General Motors has updated its financial forecasts for 2024, following a strong performance that exceeded Wall Street predictions for its second quarter. The automaker now anticipates adjusted earnings between $13 billion and $15 billion, an increase from the previous range of $12.5 billion to $14.5 billion. Additionally, GM has raised its targets for operating cash flow and earnings per share, although it slightly lowered its expectations for net income attributable to shareholders to between $10 billion and $11.4 billion.
For the second quarter, GM reported revenue of $47.9 billion, reflecting an increase of over 7% compared to the previous year and surpassing the $45 billion estimate from analysts, according to FactSet data. The company posted earnings per share of $3.06, exceeding the expected $2.71, and showing a 60% increase from 2023. Net income rose 14% to $2.9 billion, up from $2.5 billion.
Following these announcements, GM’s stock rose nearly 5% in pre-market trading, contributing to a year-to-date increase of more than 37%. After markets closed on Monday, GM also declared a cash dividend for the third quarter, further boosting investor sentiment.
In a letter to shareholders, CEO Mary Barra highlighted the success of GM’s gas-powered trucks and SUVs, noting that the company plans to launch eight new or redesigned models across different segments in North America. Barra also mentioned the ramp-up of production for the electric Chevrolet Equinox, reiterating the company’s commitment to measured growth in this market despite acknowledging a setback in the goal of producing 1 million electric vehicles in North America by the end of 2025 due to a market slowdown.
Further changes were announced regarding Cruise, GM’s self-driving subsidiary, which has decided to discontinue the Origin vehicle following operational setbacks. Going forward, Cruise will focus on testing next-generation Chevrolet Bolt vehicles in Texas and Arizona. GM has incurred a $600 million charge related to the discontinuation of the Origin’s production in Detroit.

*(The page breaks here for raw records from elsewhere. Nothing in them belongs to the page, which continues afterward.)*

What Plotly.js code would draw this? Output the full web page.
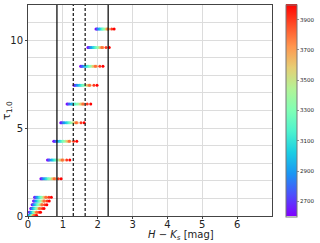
<!DOCTYPE html>
<html><head><meta charset="utf-8">
<script src="https://cdn.plot.ly/plotly-3.0.1.min.js"></script>
<style>html,body{margin:0;padding:0;background:#fff}#c{width:320px;height:243px}</style>
</head><body><div id="c"></div>
<script>
const teff = [2600,2700,2800,2900,3000,3100,3200,3300,3400,3500,3600,3700,3800,3900,4000];
const tau = [10.64, 9.59, 8.52, 7.44, 6.37, 5.30, 4.25, 3.18, 2.12, 1.06, 0.85, 0.64, 0.43, 0.21, 0.03];
const hk = [
 [1.95,1.98,2.00,2.04,2.07,2.11,2.14,2.17,2.21,2.27,2.25,2.31,2.29,2.40,2.47],
 [1.72,1.75,1.78,1.82,1.87,1.90,1.94,1.98,2.03,2.10,2.07,2.15,2.12,2.24,2.33],
 [1.51,1.54,1.57,1.62,1.66,1.70,1.74,1.78,1.83,1.91,1.87,1.96,1.93,2.06,2.15],
 [1.32,1.35,1.39,1.43,1.48,1.52,1.56,1.60,1.65,1.73,1.70,1.78,1.76,1.89,1.98],
 [1.12,1.15,1.19,1.24,1.28,1.32,1.36,1.41,1.46,1.54,1.51,1.60,1.57,1.70,1.80],
 [0.94,0.97,1.01,1.05,1.10,1.14,1.18,1.22,1.28,1.36,1.32,1.41,1.38,1.52,1.61],
 [0.74,0.77,0.81,0.85,0.90,0.94,0.98,1.02,1.07,1.15,1.12,1.20,1.18,1.31,1.40],
 [0.56,0.59,0.62,0.67,0.71,0.75,0.79,0.83,0.88,0.96,0.92,1.01,0.98,1.11,1.20],
 [0.37,0.40,0.43,0.47,0.51,0.54,0.58,0.61,0.66,0.73,0.70,0.78,0.75,0.87,0.95],
 [0.19,0.21,0.24,0.27,0.31,0.33,0.36,0.39,0.43,0.49,0.46,0.53,0.51,0.60,0.67],
 [0.16,0.18,0.21,0.24,0.27,0.30,0.32,0.35,0.39,0.44,0.42,0.48,0.46,0.55,0.61],
 [0.12,0.14,0.16,0.19,0.22,0.25,0.27,0.30,0.33,0.38,0.36,0.41,0.40,0.48,0.54],
 [0.08,0.10,0.12,0.14,0.17,0.19,0.22,0.24,0.27,0.32,0.30,0.35,0.33,0.41,0.46],
 [0.04,0.06,0.07,0.09,0.12,0.14,0.16,0.17,0.20,0.24,0.22,0.26,0.25,0.32,0.36],
 [0.00,0.01,0.03,0.04,0.06,0.08,0.09,0.11,0.13,0.16,0.14,0.18,0.17,0.22,0.25]
];
const solidLines = [0.83, 2.30];
const dashedLines = [1.30, 1.64];
const xTicks = [0,1,2,3,4,5,6];
const cbTicks = [2700,2900,3100,3300,3500,3700,3900];

const rainbow = [
 [0.0,'rgb(128,0,255)'],[0.1,'rgb(77,79,252)'],[0.2,'rgb(26,150,243)'],
 [0.3,'rgb(26,206,227)'],[0.4,'rgb(77,243,206)'],[0.5,'rgb(128,255,180)'],
 [0.6,'rgb(179,243,150)'],[0.7,'rgb(230,206,116)'],[0.8,'rgb(255,150,79)'],
 [0.9,'rgb(255,79,40)'],[1.0,'rgb(255,0,0)']
];

const X=[],Y=[],C=[];
tau.forEach((t,i)=>{ hk[i].forEach((v,j)=>{ X.push(v); Y.push(t); C.push(teff[j]); }); });

const trace = {
  type:'scatter', mode:'markers', x:X, y:Y,
  marker:{size:3, color:C, colorscale:rainbow, cmin:2600, cmax:4000, line:{width:0},
    colorbar:{x:1.059, xanchor:'left', y:0.5, yanchor:'middle', len:1.005, lenmode:'fraction',
      thickness:11, thicknessmode:'pixels', outlinewidth:1, outlinecolor:'#777',
      tickvals:cbTicks, ticks:'outside', ticklen:2, tickwidth:0.6, tickcolor:'#444',
      tickfont:{size:5.5, family:'DejaVu Sans', color:'#222'}, xpad:0, ypad:0}},
  hoverinfo:'skip', showlegend:false
};

const shapes = [];
solidLines.forEach(v=>shapes.push({type:'line', xref:'x', yref:'paper', x0:v, x1:v, y0:0, y1:1, line:{color:'#111', width:1.3}}));
dashedLines.forEach(v=>shapes.push({type:'line', xref:'x', yref:'paper', x0:v, x1:v, y0:0, y1:1, line:{color:'#222', width:1.3, dash:'3px,2px'}}));

const layout = {
  width:320, height:243,
  margin:{l:28, r:44, t:4, b:27},
  paper_bgcolor:'#fff', plot_bgcolor:'#fff',
  font:{family:'DejaVu Sans', color:'#222'},
  xaxis:{range:[0,7], tickvals:xTicks, showgrid:true, gridcolor:'#dcdcdc', gridwidth:1,
    zeroline:false, showline:true, mirror:true, linecolor:'#444', linewidth:1,
    ticks:'outside', ticklen:2, tickcolor:'#444', tickfont:{size:10}, ticklabelstandoff:-3},
  yaxis:{range:[0,12], tickvals:[0,5,10], showgrid:true, gridcolor:'#dcdcdc', gridwidth:1,
    minor:{dtick:1, showgrid:true, gridcolor:'#dcdcdc', gridwidth:1},
    zeroline:false, showline:true, mirror:true, linecolor:'#444', linewidth:1,
    ticks:'outside', ticklen:2, tickcolor:'#444', tickfont:{size:10},
    title:{text:'τ<sub>1.0</sub>', font:{size:11}, standoff:4}},
  shapes:shapes,
  annotations:[{xref:'paper', yref:'paper', x:0.625, y:0, yshift:-11, xanchor:'center', yanchor:'top',
    text:'<i>H</i> − <i>K</i><sub><i>s</i></sub> [mag]', showarrow:false, font:{size:10}}]
};

Plotly.newPlot('c',[trace],layout,{staticPlot:true, displayModeBar:false});
</script></body></html>
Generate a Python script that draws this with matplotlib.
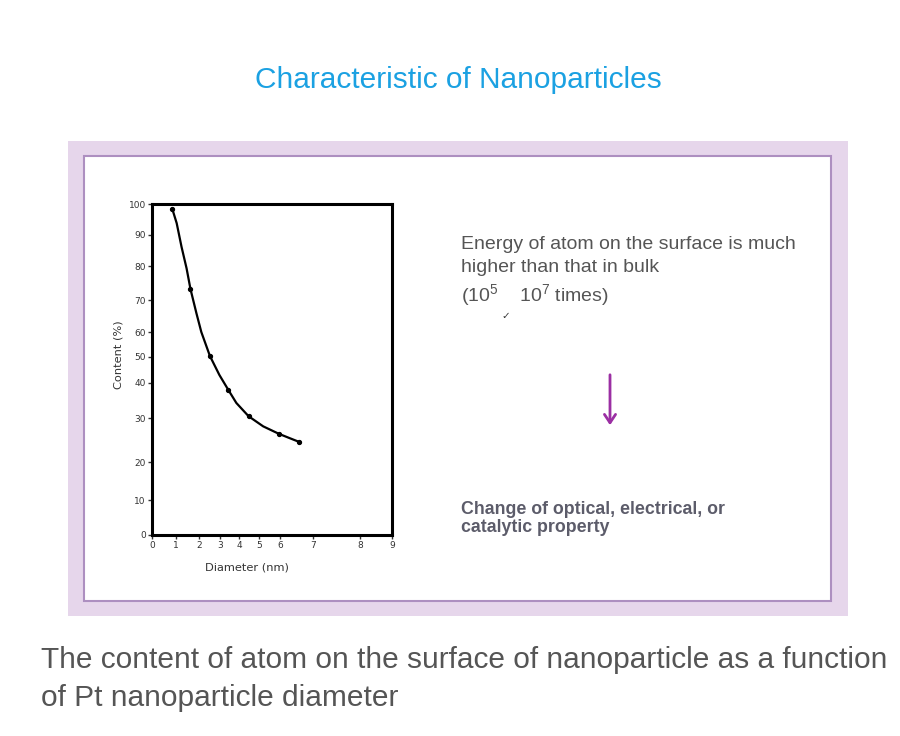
import numpy as np
import matplotlib
matplotlib.use('Agg')
import matplotlib.pyplot as plt
from matplotlib.patches import Rectangle, FancyArrowPatch

# Datos
diameter = [0.85, 1.03, 1.24, 1.46, 1.63, 1.89, 2.11, 2.52, 2.97, 3.43, 3.86, 4.48, 5.2, 5.95, 6.3, 6.57]
content = [98.3, 93.8, 86.2, 79.3, 73.2, 65.8, 60.0, 50.4, 43.1, 38.1, 34.3, 30.5, 28.1, 26.4, 25.4, 24.6]
marked_d = [0.85, 1.63, 2.52, 3.43, 4.48, 5.95, 6.57]
marked_c = [98.3, 73.2, 50.4, 38.1, 30.5, 26.4, 24.6]

x_ticks = [0, 1, 2, 3, 4, 5, 6, 7, 8, 9]
y_ticks = [0, 10, 20, 30, 40, 50, 60, 70, 80, 90, 100]

# Escala no lineal de la figura original (posicion relativa de cada marca)
x_axis_pos = [0, 24, 47, 68, 87, 107, 128, 161, 208, 240]
y_axis_pos = [0, 35, 73, 117, 152, 178, 203, 235, 269, 300, 331]

title = 'Characteristic of Nanoparticles'
caption = ['The content of atom on the surface of nanoparticle as a function',
           'of Pt nanoparticle diameter']

W, H = 900, 736
fig = plt.figure(figsize=(9, 7.36), dpi=100)
fig.patch.set_facecolor('white')

def fx(px):
    return px / W

def fy(py):
    return 1 - py / H

# Marco morado
fig.patches.append(Rectangle((fx(68), fy(616)), (848 - 68) / W, (616 - 141) / H,
                             transform=fig.transFigure, facecolor='#e6d6eb', edgecolor='none', zorder=0))
fig.patches.append(Rectangle((fx(84), fy(601)), (831 - 84) / W, (601 - 156) / H,
                             transform=fig.transFigure, facecolor='white', edgecolor='#ad8fc0',
                             linewidth=1.5, zorder=1))

fig.text(fx(458), fy(80), title, color='#1ba1e2', fontsize=21.5, ha='center', va='center',
         family='Liberation Sans')

ax = fig.add_axes([fx(152), fy(535), 240 / W, 331 / H])
ax.set_zorder(2)

ax.set_xscale('function', functions=(lambda v: np.interp(v, x_ticks, x_axis_pos),
                                     lambda v: np.interp(v, x_axis_pos, x_ticks)))
ax.set_yscale('function', functions=(lambda v: np.interp(v, y_ticks, y_axis_pos),
                                     lambda v: np.interp(v, y_axis_pos, y_ticks)))

ax.plot(diameter, content, color='black', linewidth=1.6)
ax.plot(marked_d, marked_c, 'o', color='black', markersize=2.8)

ax.set_xlim(0, 9)
ax.set_ylim(0, 100)
ax.set_xticks(x_ticks)
ax.set_yticks(y_ticks)
ax.tick_params(labelsize=6.5, length=3, width=1, colors='#333333', pad=1.5)
ax.minorticks_off()
for s in ax.spines.values():
    s.set_linewidth(2.2)
ax.set_xlabel('Diameter (nm)', fontsize=8.2, color='#333333')
ax.set_ylabel('Content (%)', fontsize=8.2, color='#333333')
ax.xaxis.set_label_coords(0.396, -0.082)
ax.yaxis.set_label_coords(-0.12, 0.544)

# Texto de la derecha
txt_color = '#555555'
fig.text(fx(461), fy(245), 'Energy of atom on the surface is much', color=txt_color,
         fontsize=14, va='center', family='Liberation Sans')
fig.text(fx(461), fy(267), 'higher than that in bulk', color=txt_color,
         fontsize=14, va='center', family='Liberation Sans')
fig.text(fx(461), fy(296), r'(10$^{\mathregular{5}}$    10$^{\mathregular{7}}$ times)', color=txt_color,
         fontsize=14, va='center', family='Liberation Sans')
fig.text(fx(506), fy(316), '\u2713', color='#333333', fontsize=7.5, ha='center', va='center',
         family='DejaVu Sans')

fig.patches.append(FancyArrowPatch((fx(610), fy(372)), (fx(610), fy(428)),
                                   transform=fig.transFigure, arrowstyle='->,head_length=6,head_width=4',
                                   color='#9b2fa3', linewidth=2, zorder=3))

fig.text(fx(461), fy(509), 'Change of optical, electrical, or', color='#5c5c6a',
         fontsize=12.8, fontweight='bold', va='center', family='Liberation Sans')
fig.text(fx(461), fy(528), 'catalytic property', color='#5c5c6a',
         fontsize=12.8, fontweight='bold', va='center', family='Liberation Sans')

fig.text(fx(41), fy(660), caption[0], color='#555555', fontsize=21.5, va='center',
         family='Liberation Sans')
fig.text(fx(41), fy(698), caption[1], color='#555555', fontsize=21.5, va='center',
         family='Liberation Sans')

fig.savefig('out.png', dpi=100)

During an analyst call, Barra expressed confidence in the ongoing goal to innovate mobility through autonomous technology, emphasizing that Cruise remains an AI-driven company. Additionally, GM is working to restructure its joint venture in China with SAIC Motor as it faces ongoing losses, which included a $104 million loss in the second quarter. In June, SAIC-GM drastically reduced production by 70%, delivering 26,000 vehicles, marking a 50% decrease from the previous year.